C’est pas un bon papa

Dis-moi pas ça ! Ça ne m’intéresse pas de juger le monde. Sérieusement, je me demande jamais ça, moi : « Est-ce que c’est une bonne mère ou non ? » J’ai juste croisé des parents. Des êtres humains. Certains qui rushent plus que d’autres…

Je déteste les raccourcis ! Cette espèce de paresse mentale qui pousse certains à vouloir tout catégoriser. Classer les petits carrés avec les autres petits carrés. Pas de place pour la subtilité, les zones grises, les formes floues, l’évolution… Si tu n’es pas parfaitement carré, on te balance dans la chaudière des morceaux brisés sans possibilité de rédemption.

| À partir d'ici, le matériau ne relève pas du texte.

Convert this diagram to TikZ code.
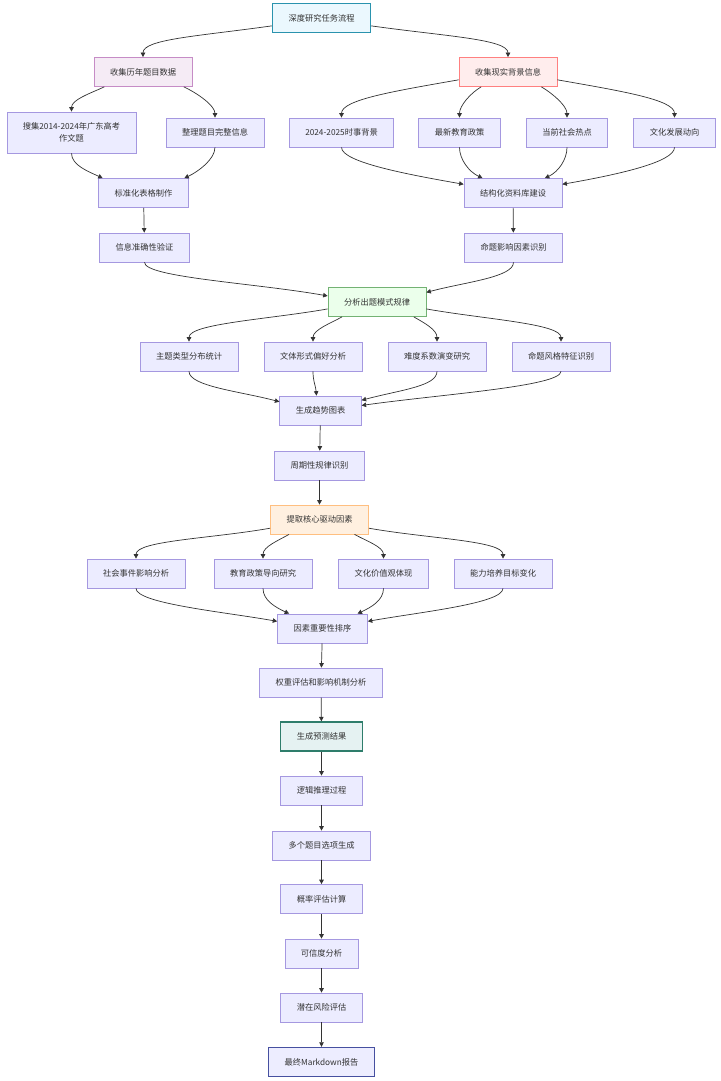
\documentclass[tikz,border=0pt]{standalone}
\usepackage{fontspec}
\newfontfamily\cjk{Noto Sans CJK SC}
\usetikzlibrary{arrows.meta}
\definecolor{boxfill}{HTML}{ECECFF}
\definecolor{boxline}{HTML}{A598E0}
\definecolor{txt}{HTML}{333333}
\definecolor{edgecol}{HTML}{333333}
\definecolor{startline}{HTML}{2A93AE}
\definecolor{reportline}{HTML}{4650A0}
\definecolor{resultline}{HTML}{2E7D6B}
\tikzset{
  stepbox/.style={draw=boxline, fill=boxfill, line width=0.7pt, minimum height=29pt, inner xsep=16pt, inner ysep=0pt, text=txt, font=\cjk\fontsize{8.25}{12}\selectfont, align=center},
  startbox/.style={stepbox, fill=cyan!8, draw=startline, line width=1.4pt},
  histbox/.style={stepbox, fill=violet!8, draw=violet!45},
  realbox/.style={stepbox, fill=red!7, draw=red!50},
  patternbox/.style={stepbox, fill=green!8, draw=green!45!black!55},
  corebox/.style={stepbox, fill=orange!12, draw=orange!50},
  resultbox/.style={stepbox, fill=teal!10, draw=resultline, line width=1.4pt},
  reportbox/.style={stepbox, fill=blue!7, draw=reportline, line width=1.4pt},
  flow/.style={draw=edgecol, line width=0.7pt, -{Triangle[length=4.5pt,width=4.5pt]}},
}
\begin{document}
\begin{tikzpicture}[x=1pt,y=1pt]
\useasboundingbox (0,0) rectangle (720,-1081);
% top
\node [startbox] (root) at (321.5,-18) {深度研究任务流程};
\node [histbox] (hist) at (143,-72) {收集历年题目数据};
\node [realbox] (real) at (508,-72) {收集现实背景信息};
% data collection
\node [stepbox, minimum height=41pt] (past) at (71.5,-132.5) {搜集2014-2024年广东高考\\作文题};
\node [stepbox] (tidy) at (215,-132.5) {整理题目完整信息};
\node [stepbox] (news) at (341.5,-132.5) {2024-2025时事背景};
\node [stepbox] (policy) at (459.5,-132.5) {最新教育政策};
\node [stepbox] (hot) at (567,-132.5) {当前社会热点};
\node [stepbox] (culture) at (674.5,-132.5) {文化发展动向};
\node [stepbox] (table) at (143.5,-193) {标准化表格制作};
\node [stepbox] (base) at (513,-193) {结构化资料库建设};
\node [stepbox] (check) at (144.5,-247.5) {信息准确性验证};
\node [stepbox] (factor) at (513.5,-247.5) {命题影响因素识别};
% patterns
\node [patternbox] (pattern) at (377,-302) {分析出题模式规律};
\node [stepbox] (topic) at (189,-356.5) {主题类型分布统计};
\node [stepbox] (genre) at (313,-356.5) {文体形式偏好分析};
\node [stepbox] (level) at (437,-356.5) {难度系数演变研究};
\node [stepbox] (style) at (561,-356.5) {命题风格特征识别};
\node [stepbox] (trend) at (320.5,-410.5) {生成趋势图表};
\node [stepbox] (cycle) at (319.5,-465.5) {周期性规律识别};
% drivers
\node [corebox] (core) at (319.5,-519.5) {提取核心驱动因素};
\node [stepbox] (event) at (136,-573.5) {社会事件影响分析};
\node [stepbox] (edu) at (263,-573.5) {教育政策导向研究};
\node [stepbox] (value) at (383.5,-573.5) {文化价值观体现};
\node [stepbox] (ability) at (503,-573.5) {能力培养目标变化};
\node [stepbox] (rank) at (322.5,-628.5) {因素重要性排序};
\node [stepbox] (weight) at (321,-682.5) {权重评估和影响机制分析};
% prediction
\node [resultbox] (result) at (321.5,-736.5) {生成预测结果};
\node [stepbox] (logic) at (321.5,-790.5) {逻辑推理过程};
\node [stepbox] (multi) at (321.5,-845.5) {多个题目选项生成};
\node [stepbox] (prob) at (321.5,-899) {概率评估计算};
\node [stepbox] (trust) at (321.5,-953.5) {可信度分析};
\node [stepbox] (risk) at (321.5,-1007.5) {潜在风险评估};
\node [reportbox] (report) at (321.5,-1062) {最终Markdown报告};
% edges
\draw [flow] (root.-171) to[out=188, in=90, out distance=75pt, in distance=18pt] (hist.north);
\draw [flow] (root.-9) to[out=-8, in=90, out distance=75pt, in distance=18pt] (real.north);
\draw [flow] (hist.-159) to[out=-155, in=90, out distance=15pt, in distance=12pt] (past.north);
\draw [flow] (hist.-20) to[out=-25, in=90, out distance=15pt, in distance=12pt] (tidy.north);
\draw [flow] (real.-171) to[out=190, in=90, out distance=65pt, in distance=18pt] (news.north);
\draw [flow] (real.-151) to[out=-150, in=90, out distance=12pt, in distance=12pt] (policy.north);
\draw [flow] (real.-24) to[out=-30, in=90, out distance=12pt, in distance=12pt] (hot.north);
\draw [flow] (real.-9) to[out=-10, in=90, out distance=65pt, in distance=18pt] (culture.north);
\draw [flow] (past.south) to[out=-90, in=155, out distance=12pt, in distance=15pt] (table.160);
\draw [flow] (tidy.south) to[out=-90, in=25, out distance=12pt, in distance=15pt] (table.20);
\draw [flow] (news.south) to[out=-90, in=170, out distance=15pt, in distance=55pt] (base.170);
\draw [flow] (policy.south) to[out=-90, in=155, out distance=12pt, in distance=15pt] (base.154);
\draw [flow] (hot.south) to[out=-90, in=25, out distance=12pt, in distance=15pt] (base.25);
\draw [flow] (culture.south) to[out=-90, in=10, out distance=15pt, in distance=55pt] (base.10);
\draw [flow] (table) -- (check);
\draw [flow] (base) -- (factor);
\draw [flow] (check.south) to[out=-90, in=170, out distance=15pt, in distance=75pt] (pattern.173);
\draw [flow] (factor.south) to[out=-90, in=15, out distance=15pt, in distance=40pt] (pattern.11);
\draw [flow] (pattern.-172) to[out=190, in=90, out distance=60pt, in distance=18pt] (topic.north);
\draw [flow] (pattern.-157) to[out=-150, in=90, out distance=12pt, in distance=12pt] (genre.north);
\draw [flow] (pattern.-22) to[out=-30, in=90, out distance=12pt, in distance=12pt] (level.north);
\draw [flow] (pattern.-8) to[out=-10, in=90, out distance=60pt, in distance=18pt] (style.north);
\draw [flow] (topic.south) to[out=-90, in=165, out distance=15pt, in distance=40pt] (trend.168);
\draw [flow] (genre.south) to[out=-90, in=95, out distance=10pt, in distance=10pt] (trend.105);
\draw [flow] (level.south) to[out=-90, in=15, out distance=15pt, in distance=40pt] (trend.14);
\draw [flow] (style.south) to[out=-90, in=8, out distance=15pt, in distance=80pt] (trend.7);
\draw [flow] (trend) -- (cycle);
\draw [flow] (cycle) -- (core);
\draw [flow] (core.-170) to[out=190, in=90, out distance=60pt, in distance=18pt] (event.north);
\draw [flow] (core.-154) to[out=-150, in=90, out distance=12pt, in distance=12pt] (edu.north);
\draw [flow] (core.-23) to[out=-30, in=90, out distance=12pt, in distance=12pt] (value.north);
\draw [flow] (core.-10) to[out=-10, in=90, out distance=60pt, in distance=18pt] (ability.north);
\draw [flow] (event.south) to[out=-90, in=170, out distance=15pt, in distance=55pt] (rank.171);
\draw [flow] (edu.south) to[out=-90, in=155, out distance=12pt, in distance=15pt] (rank.156);
\draw [flow] (value.south) to[out=-90, in=25, out distance=12pt, in distance=15pt] (rank.23);
\draw [flow] (ability.south) to[out=-90, in=10, out distance=15pt, in distance=55pt] (rank.9);
\draw [flow] (rank) -- (weight);
\draw [flow] (weight) -- (result);
\draw [flow] (result) -- (logic);
\draw [flow] (logic) -- (multi);
\draw [flow] (multi) -- (prob);
\draw [flow] (prob) -- (trust);
\draw [flow] (trust) -- (risk);
\draw [flow] (risk) -- (report);
\end{tikzpicture}
\end{document}
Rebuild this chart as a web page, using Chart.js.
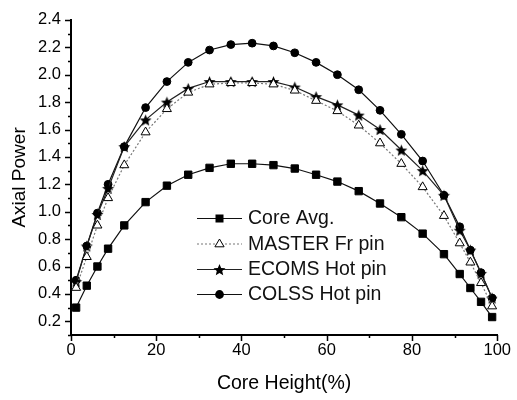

Je refuse de juger les autres parents avec toi. Même si tu veux me flatter en me disant que, moi, je suis une bonne mère. Hey ! Je le sais ben trop que c’est un titre que tu te permettras de me retirer à la moindre erreur. Ceux qui se permettent de juger que tu es une bonne mère sont souvent les mêmes qui se permettront de juger que tu ne l’es plus !

Pourtant, un parent, ça tâtonne, ça essaie, ça se réajuste avec le temps… J’ai répondu à chaque pleur nocturne de bébé pendant un an, puis j’ai décidé qu’il était assez grand pour comprendre que la nuit, c’est la nuit. Honnêtement ? J’étais juste pu capable. Bonne mère ou mauvaise mère ?

J’ai l’air super cool d’avoir fait l’école à la maison à mes enfants pendant cinq ans, mais j’ai quand même supporté que mon aîné soit malheureux à l’école pendant deux ans avant de me décider. Bonne mère ou mauvaise mère ?

J’ai géré les anxiétés de mon fils face à l’eau pendant des années de façon douce et progressive… Enfin, à sept ans, il commence à nager ! Il a du plaisir dans l’eau. L’été suivant, à huit ans, il fait une rechute : « Maman, je ne sais plus nager. Ça me prend une veste de sauvetage. » Nenon, pas question, tu manques juste un peu de confiance, mon coco. Je décide de pousser un peu. La panique pogne. Je me suis plantée dans la difficile valse entre pousser juste assez pour dépasser ses limites et éviter le déclenchement de l’alerte générale. Bonne mère ou mauvaise mère ? 

Alors s’il vous plaît, garde pour toi ta sanctification À MOINS QUE le but soit de m’encourager dans une situation difficile. Par exemple, me souffler que je suis une bonne maman quand je peine à gérer une crise, que je patauge dans mes incertitudes ou que je viens de faire une gaffe… Là, ça risque d’être apprécié. Je comprendrai l’intention de soutien derrière ces mots qui ont beaucoup de poids.

Et je tolérerai aussi que tu catégorises un parent de compétent si tu es incapable de m’en nommer un mauvais dans ton entourage. Je t’accorderai le bénéfice du doute. C’est peut-être juste ta façon de montrer ton acceptation en général. Quand tout le monde reçoit automatiquement l’étiquette « bon parent », l’étiquette n’a plus de réelle valeur.

Mais sinon, tourne ta langue avant de me demander de me prononcer sur la qualité d’un parent, parce que la discussion ne fera pas long feu. Je ne suis pas naïve, je sais que la DPJ a des piles de dossiers de mauvais parents. Mais justement, je leur laisse la tâche ingrate de juger une personne sur la base de ses actes. Moi, je ne suis pas capable. Je vois des actes horribles, mais je ne vois pas de personnes horribles.